Exactamente igual que lo sucedido en el momento de la invasión a Irak, cuando la gran prensa se posicionó, sin casi fisura alguna, junto al “gran líder” George W. Bush, el “gran líder” que el mundo necesitaba en aquella hora histórica. Un “gran líder” al que, hace tan solo un par de días, hemos vuelto a ver haciendo el idiota: exaltado y eufórico, cantando y bailando, risueño y feliz… ¡en el funeral de los policías asesinados en Dallas! Podríamos seguir con otros muchos “errores” pero no hay espacio para ello en un artículo de opinión como este. Los “errores” más recientes, como aquellos con los que se ha convertido a Libia o a Siria en territorios de caos y desolación, merecerían cada uno de ellos un artículo propio.
En resumen, a mí todo estos acontecimientos no me parecen errores pasados aislados sino una cadena continua de repugnantes mentiras y espantosos crímenes contra la paz, entrelazados sin solución de continuidad y que tienen un mismo nexo: un proyecto de dominación y de control de los recursos del planeta, un proyecto de aniquilación de todos aquellos regímenes (e incluso de sus sociedades si es preciso) que no se sometan a nuestro sistema financiero-militar-mediático. Aniquilación, en especial, de quienes hagan peligrar tal hegemonía. No consigo verlo de otro modo.

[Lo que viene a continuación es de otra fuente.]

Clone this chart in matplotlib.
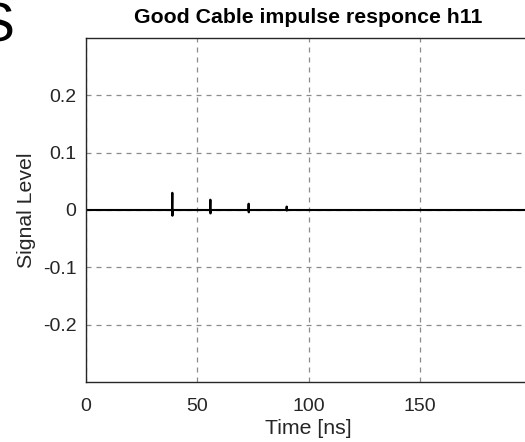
import matplotlib
matplotlib.use("Agg")
import matplotlib.pyplot as plt

plt.rcParams['font.family'] = ['Liberation Sans', 'DejaVu Sans']

# impulse response samples (ns, level): flat line with a few decaying echoes
time_ns = [0, 38.7, 38.8, 38.85, 38.9,
           55.8, 55.9, 55.95, 56.0,
           73.0, 73.1, 73.15, 73.2,
           90.1, 90.2, 90.25, 90.3, 200]
level = [0, 0, 0.030, -0.010, 0,
         0, 0.018, -0.006, 0,
         0, 0.011, -0.004, 0,
         0, 0.006, -0.001, 0, 0]

x_ticks = [0, 50, 100, 150]
y_ticks = [-0.2, -0.1, 0, 0.1, 0.2]
y_tick_labels = ['-0.2', '-0.1', '0', '0.1', '0.2']

fig = plt.figure(figsize=(5.25, 4.42), dpi=100)
ax = fig.add_axes([86 / 525, 60 / 442, 445 / 525, 344 / 442])

ax.plot(time_ns, level, color='black', lw=1.5)

ax.set_xlim(0, 200)
ax.set_ylim(-0.3, 0.3)
ax.set_xticks(x_ticks)
ax.set_yticks(y_ticks)
ax.set_yticklabels(y_tick_labels)
ax.tick_params(length=0, labelsize=14, labelcolor='#262626')
ax.tick_params(axis='x', pad=11.5)
ax.tick_params(axis='y', pad=7)
ax.grid(True, color='#8c8c8c', linestyle=(0, (4, 4)), lw=0.9)
ax.set_axisbelow(True)
for s in ax.spines.values():
    s.set_color('#262626')
    s.set_linewidth(1.0)

ax.set_xlabel('Time [ns]', fontsize=15.3, color='#262626', labelpad=3)
ax.set_ylabel('Signal Level', fontsize=15.3, color='#262626', labelpad=5)
ax.set_title('Good Cable impulse responce h11', fontsize=15.3,
             fontweight='bold', pad=11)

# big letter partly cut off at the top-left corner
fig.text(-0.043, 0.997, 'S', fontsize=40, ha='left', va='top')

fig.savefig('out.png', dpi=100)
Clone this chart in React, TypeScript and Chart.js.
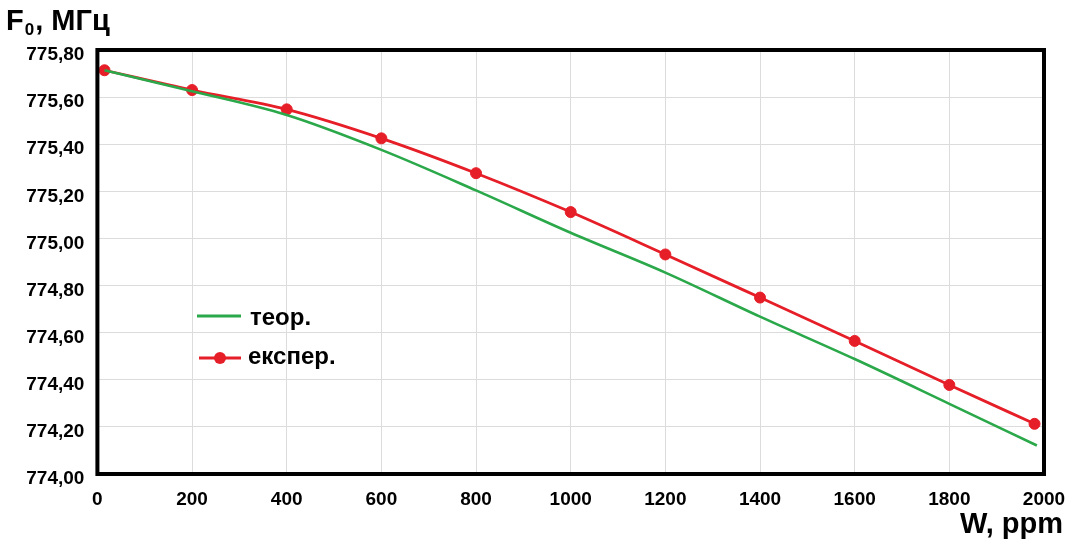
import React, { useEffect, useRef } from "react";
import { Chart, registerables } from "chart.js";

Chart.register(...registerables);

// ---- data ----
const seriesLabels = ["теор.", "експер."];
const theorX = [15, 200, 400, 600, 800, 1000, 1200, 1400, 1600, 1800, 1985];
const theorY = [775.714, 775.625, 775.524, 775.376, 775.204, 775.024, 774.855, 774.668, 774.488, 774.298, 774.121];
const expX = [15, 200, 400, 600, 800, 1000, 1200, 1400, 1600, 1800, 1980];
const expY = [775.714, 775.63, 775.548, 775.425, 775.277, 775.112, 774.932, 774.749, 774.565, 774.378, 774.213];
const xTicks = [0, 200, 400, 600, 800, 1000, 1200, 1400, 1600, 1800, 2000];
const yTicks = [774.0, 774.2, 774.4, 774.6, 774.8, 775.0, 775.2, 775.4, 775.6, 775.8];
const yTitleMain = "F";
const yTitleSub = "0";
const yTitleRest = ", МГц";
const xTitle = "W, ppm";

const GREEN = "#2aa84a";
const RED = "#e61e28";
const FONT = "'Liberation Sans', Arial, sans-serif";

const decorPlugin = {
  id: "decor",
  afterDatasetsDraw(chart: any) {
    const { ctx, chartArea } = chart;
    ctx.save();
    // frame
    ctx.strokeStyle = "#000";
    ctx.lineWidth = 4;
    ctx.strokeRect(chartArea.left, chartArea.top, chartArea.right - chartArea.left, chartArea.bottom - chartArea.top);

    // legend
    const ds = chart.data.datasets;
    ctx.font = `bold 24px ${FONT}`;
    ctx.fillStyle = "#000";
    ctx.textAlign = "left";
    ctx.textBaseline = "alphabetic";
    // theor
    ctx.strokeStyle = ds[0].borderColor;
    ctx.lineWidth = 3;
    ctx.beginPath();
    ctx.moveTo(197, 316);
    ctx.lineTo(241, 316);
    ctx.stroke();
    ctx.fillText(ds[0].label, 250, 325);
    // exp
    ctx.strokeStyle = ds[1].borderColor;
    ctx.beginPath();
    ctx.moveTo(199, 358);
    ctx.lineTo(241, 358);
    ctx.stroke();
    ctx.fillStyle = ds[1].pointBackgroundColor;
    ctx.beginPath();
    ctx.arc(220, 358, 6, 0, Math.PI * 2);
    ctx.fill();
    ctx.fillStyle = "#000";
    ctx.fillText(ds[1].label, 248, 364);

    // axis titles
    ctx.font = `bold 29px ${FONT}`;
    ctx.fillText(yTitleMain, 6, 30);
    let w = ctx.measureText(yTitleMain).width;
    ctx.font = `bold 17px ${FONT}`;
    ctx.fillText(yTitleSub, 6 + w + 1, 35);
    const w2 = ctx.measureText(yTitleSub).width;
    ctx.font = `bold 29px ${FONT}`;
    ctx.fillText(yTitleRest, 6 + w + w2 + 2, 30);

    ctx.textAlign = "right";
    ctx.fillText(xTitle, 1063, 533);
    ctx.restore();
  },
};

export default function App() {
  const ref = useRef<HTMLCanvasElement | null>(null);

  useEffect(() => {
    if (!ref.current) return;
    const chart = new Chart(ref.current, {
      type: "line",
      data: {
        datasets: [
          {
            label: seriesLabels[0],
            data: theorX.map((x, i) => ({ x, y: theorY[i] })),
            borderColor: GREEN,
            backgroundColor: GREEN,
            borderWidth: 2.6,
            pointRadius: 0,
            cubicInterpolationMode: "monotone",
          },
          {
            label: seriesLabels[1],
            data: expX.map((x, i) => ({ x, y: expY[i] })),
            borderColor: RED,
            backgroundColor: RED,
            pointBackgroundColor: RED,
            pointBorderColor: RED,
            borderWidth: 2.8,
            pointRadius: 5.5,
            pointBorderWidth: 1,
            cubicInterpolationMode: "monotone",
          },
        ],
      },
      options: {
        responsive: false,
        animation: false,
        layout: { padding: { left: 0, right: 24, top: 50, bottom: 0 } },
        plugins: { legend: { display: false }, tooltip: { enabled: false }, title: { display: false } },
        scales: {
          x: {
            type: "linear",
            min: 0,
            max: 2000,
            afterBuildTicks: (s: any) => {
              s.ticks = xTicks.map((v) => ({ value: v }));
            },
            afterFit: (s: any) => {
              s.height = 67;
              s.paddingLeft = 0;
              s.paddingRight = 0;
            },
            border: { display: false },
            grid: { color: "#dcdcdc", lineWidth: 1, drawTicks: false },
            ticks: {
              padding: 14,
              color: "#000",
              font: { family: FONT, size: 19, weight: "bold" },
              maxRotation: 0,
              autoSkip: false,
              callback: (v: any) => String(v),
            },
          },
          y: {
            type: "linear",
            min: 774,
            max: 775.8,
            afterBuildTicks: (s: any) => {
              s.ticks = yTicks.map((v) => ({ value: v }));
            },
            afterFit: (s: any) => {
              s.width = 97.4;
              s.paddingTop = 0;
              s.paddingBottom = 0;
            },
            border: { display: false },
            grid: { color: "#dcdcdc", lineWidth: 1, drawTicks: false },
            ticks: {
              padding: 13,
              labelOffset: 5,
              color: "#000",
              font: { family: FONT, size: 19, weight: "bold" },
              autoSkip: false,
              callback: (v: any) => Number(v).toFixed(2).replace(".", ","),
            },
          },
        },
      },
      plugins: [decorPlugin],
    } as any);
    return () => chart.destroy();
  }, []);

  return (
    <div style={{ position: "absolute", left: 0, top: 0, width: 1068, height: 541, background: "#fff" }}>
      <canvas ref={ref} width={1068} height={541} style={{ display: "block" }} />
    </div>
  );
}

Pero, ya se sabe: no hay manera de que algunos dejemos de ser unos antisistema recalcitrantes.
Y dada la primacía indiscutible de lo económico, habría que hablar también de los “errores” en el mundo de la economía y las finanzas. “Errores” reconocidos a posteriori por altos cargos de las más importantes instituciones de este ámbito. “Errores” que nos han empobrecido a todos (y siguen haciéndolo) mientras unos pocos son cada día más ricos y poderosos. Tales “errores” deberían ser enumerados como acabo de hacer con los bélicos, porque están absoluta y directamente relacionados entre ellos. Y también porque para algunos (aquellos a quienes las guerras les resultan demasiado lejanas) son las únicas cuestiones que parecen afectarles. Pero de nuevo tal enumeración constituiría por sí misma todo un artículo.
Estaba en esta enumeración de “errores” bélicos cuando llegó la terrible noticia del atentado en Niza. Noticia que, para ir concluyendo, recojo en este artículo, ya que también está estrechamente relacionada con el objeto sobre el que estoy escribiendo. De hecho, una de las más importantes conclusiones del Informe Chilcot y de las más graves acusaciones que en él se hacen a Tony Blair es que este había sido advertido reiteradamente de que la invasión de Irak podía desencadenar una mayor actividad terrorista. Hoy es un día más de duelo (como casi cada día en Irak, Siria, Congo, Ruanda…) para la inmensa mayoría de seres humanos.
Pero para otros será un día para festejar. Además de los terroristas que estén detrás del atentado y de aquellos que compartan con ellos una ideología criminal semejante, hay otros, aquí en nuestro modélico Occidente, que se estarán felicitando: los creadores y promotores de la doctrina del choque de civilizaciones. Son ellos quienes están detrás del descerebrado George W. Bush, del solemne megalómano José María Aznar y del astuto manipulador Tony Blair. Pero esta cuestión, tan importante para entender nuestra sangrante actualidad plagada de guerras de agresión y de atentados terroristas, quedará para otro día.